Dunlop believes in results-oriented environmentalism. The federal EPA levies stiff fines on polluters and then sends the money collected to the federal treasury. In contrast, Virginia signs consent decrees with environmental "bad actors" that compel violators to reinvest fines in environmental improvement. Dunlop also doesn’t shrink from targeting government entities, which are often among the worst polluters. Says Rob Gordon, the executive director of a market-oriented conservation group called the National Wilderness Institute, "Becky Dunlop is the first government official to break with the wage-and-price-control mentality. Her goal is to bring about real environmental improvements, not to fatten the bureaucracy or state coffers."

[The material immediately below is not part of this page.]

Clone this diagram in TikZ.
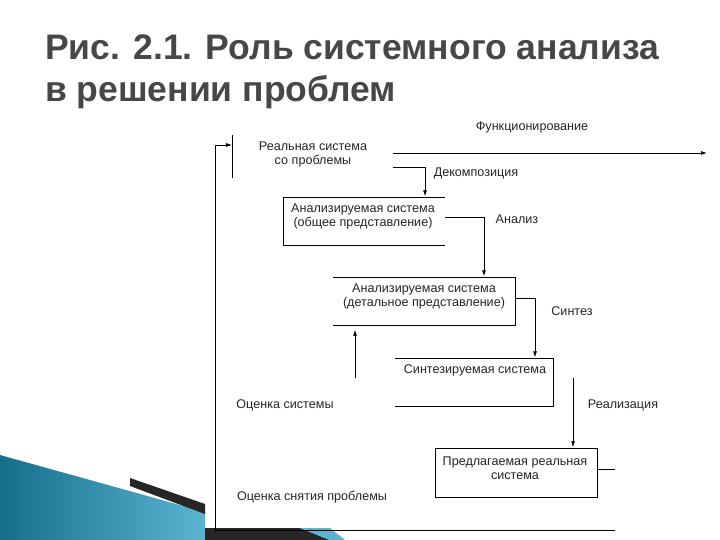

Her goal also is to encourage economic growth. If the economy stagnates, so does interest in environmental protection. Studies have shown that wealthier nations have less pollution. As she is quick to point out, rising living standards and economic growth can actually improve the environment. She notes that when new car purchases go up, air pollution goes down because newer cars are far less polluting than the older cars they replace. Of course, a healthy economy also improves their overall quality of life.
The EPA Lauds Virginia
Virginia’s approach works. Mike McCabe, the EPA regional administrator who oversees Virginia, has resisted the state’s approach because it runs counter to the agency’s preference for stricter controls, heavy fines, and aggressive enforcement to combat pollution. Yet he reluctantly admitted earlier this year on the PBS show TechnoPolitics that over the last five years "Virginia has been a good partner in cleaning up the environment." Dunlop has shown that innovative ways to protect the environment work. And they do so without putting government at odds with business. Her methods remain controversial, but as McCabe was forced to admit, her results are not.